Equilíbrio entre poder e responsividade governamental
Há um entendimento vulgar de que, na democracia, os
governantes deveriam sempre atender tudo o que os cidadãos reivindicam. Na
realidade, as elites democraticamente eleitas recebem o poder para governar e,
dentro dos limites constitucionais, podem e em certos casos devem, contrariar a
opinião pública e a vontade de maiorias eventuais e volúveis. Devem governar o
hoje, sem esquecer que também precisam preparar o amanhã.
Equilíbrio entre pragmatismo e ideologia
Se muitos princípios podem inviabilizar a ação de governo
pela rigidez excessiva que introduzem na administração, a ausência de
princípios inviabiliza a legitimidade do sistema político, daí a necessidade do
equilíbrio entre pragmatismo e ideologia.

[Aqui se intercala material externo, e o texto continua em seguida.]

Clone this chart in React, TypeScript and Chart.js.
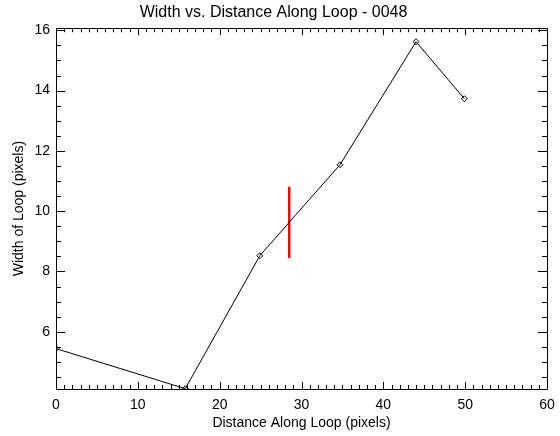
import React, { useEffect, useRef } from "react";
import { Chart, registerables } from "chart.js";

Chart.register(...registerables);

const distance = [0, 15.8, 24.9, 34.7, 44.0, 49.9];
const width = [5.44, 4.11, 8.52, 11.54, 15.62, 13.73];
const markerX = [28.5, 28.5];
const markerY = [8.45, 10.81];
const xTicks = [0, 10, 20, 30, 40, 50, 60];
const yTicks = [6, 8, 10, 12, 14, 16];
const xRange = [0, 60];
const yRange = [4.1, 16.07];
const xMinorStep = 1;
const yMinorStep = 0.5;

const FONT = "'Liberation Sans', 'DejaVu Sans', sans-serif";

const framePlugin = {
  id: "idlFrame",
  afterDraw(chart: any) {
    const { ctx, chartArea: a, scales } = chart;
    const xs = scales.x;
    const ys = scales.y;
    ctx.save();
    ctx.strokeStyle = "#000";
    ctx.lineWidth = 1;
    ctx.beginPath();
    ctx.rect(Math.round(a.left) + 0.5, Math.round(a.top) + 0.5, Math.round(a.right - a.left), Math.round(a.bottom - a.top));
    ctx.stroke();
    ctx.beginPath();
    for (let v = xRange[0]; v <= xRange[1] + 1e-9; v += xMinorStep) {
      const major = Math.abs(v / 10 - Math.round(v / 10)) < 1e-6;
      const len = major ? 7 : 4;
      const px = Math.round(xs.getPixelForValue(v)) + 0.5;
      ctx.moveTo(px, a.bottom);
      ctx.lineTo(px, a.bottom - len);
      ctx.moveTo(px, a.top);
      ctx.lineTo(px, a.top + len);
    }
    const start = Math.ceil(yRange[0] / yMinorStep) * yMinorStep;
    for (let v = start; v <= yRange[1] + 1e-9; v += yMinorStep) {
      const major = Math.abs(v / 2 - Math.round(v / 2)) < 1e-6;
      const len = major ? 9 : 5;
      const py = Math.round(ys.getPixelForValue(v)) + 0.5;
      ctx.moveTo(a.left, py);
      ctx.lineTo(a.left + len, py);
      ctx.moveTo(a.right, py);
      ctx.lineTo(a.right - len, py);
    }
    ctx.stroke();
    ctx.restore();
  },
};

export default function App() {
  const ref = useRef<HTMLCanvasElement | null>(null);
  useEffect(() => {
    if (!ref.current) return;
    const chart = new Chart(ref.current, {
      type: "line",
      data: {
        datasets: [
          {
            data: distance.map((x, i) => ({ x, y: width[i] })),
            borderColor: "#000",
            borderWidth: 1,
            pointStyle: "rectRot",
            pointRadius: 3,
            pointBackgroundColor: "rgba(255,255,255,0)",
            pointBorderColor: "#000",
            pointBorderWidth: 1,
            tension: 0,
          },
          {
            data: markerX.map((x, i) => ({ x, y: markerY[i] })),
            borderColor: "#ff0000",
            borderWidth: 2.5,
            pointRadius: 0,
          },
        ],
      },
      options: {
        animation: false,
        responsive: false,
        devicePixelRatio: 1,
        layout: { padding: { left: 0, right: 13, top: 0, bottom: 0 } },
        plugins: {
          legend: { display: false },
          tooltip: { enabled: false },
          title: {
            display: true,
            text: "Width vs. Distance Along Loop - 0048",
            color: "#000",
            font: { family: FONT, size: 16, weight: "normal" },
            padding: { top: 3, bottom: 6 },
          },
        },
        scales: {
          x: {
            type: "linear",
            min: xRange[0],
            max: xRange[1],
            grid: { display: false, drawTicks: false },
            border: { display: false },
            afterBuildTicks: (s: any) => {
              s.ticks = xTicks.map((v) => ({ value: v }));
            },
            afterFit: (s: any) => {
              s.height = 47;
              s.paddingLeft = 0;
              s.paddingRight = 0;
            },
            ticks: {
              color: "#000",
              padding: 8,
              maxRotation: 0,
              font: { family: FONT, size: 14 },
            },
            title: {
              display: true,
              text: "Distance Along Loop (pixels)",
              color: "#000",
              font: { family: FONT, size: 14 },
              padding: { top: 0, bottom: 4 },
            },
          },
          y: {
            type: "linear",
            min: yRange[0],
            max: yRange[1],
            grid: { display: false, drawTicks: false },
            border: { display: false },
            afterBuildTicks: (s: any) => {
              s.ticks = yTicks.map((v) => ({ value: v }));
            },
            afterFit: (s: any) => {
              s.width = 56;
              s.paddingTop = 0;
              s.paddingBottom = 0;
            },
            ticks: {
              color: "#000",
              padding: 6,
              font: { family: FONT, size: 14 },
            },
            title: {
              display: true,
              text: "Width of Loop (pixels)",
              color: "#000",
              font: { family: FONT, size: 14 },
              padding: { top: 11, bottom: 0 },
            },
          },
        },
      },
      plugins: [framePlugin],
    } as any);
    return () => chart.destroy();
  }, []);
  return (
    <div style={{ position: "fixed", left: 0, top: 0, width: 560, height: 436, background: "#fff" }}>
      <canvas ref={ref} width={560} height={436} style={{ display: "block" }} />
    </div>
  );
}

Equilíbrio entre autoridade e liberdade
Democracia é o regime político da liberdade, o que não
exclui o uso constitucional da autoridade para sua defesa e para exercer as
funções de governo.
Equilíbrio entre racionalidade e emotividade
Princípios de racionalidade são essenciais para a eficiência
do governo. Princípios baseados na emoção são cruciais para a legitimidade do
sistema.
Tais equilíbrios dependem de comportamentos que, não sendo
inatos, precisam ser aprendidos e tornarem-se hábitos. É assim que os adultos,
pela educação e socialização das crianças, preparam os futuros cidadãos, para
viver e exercer sua cidadania numa autêntica democracia estável.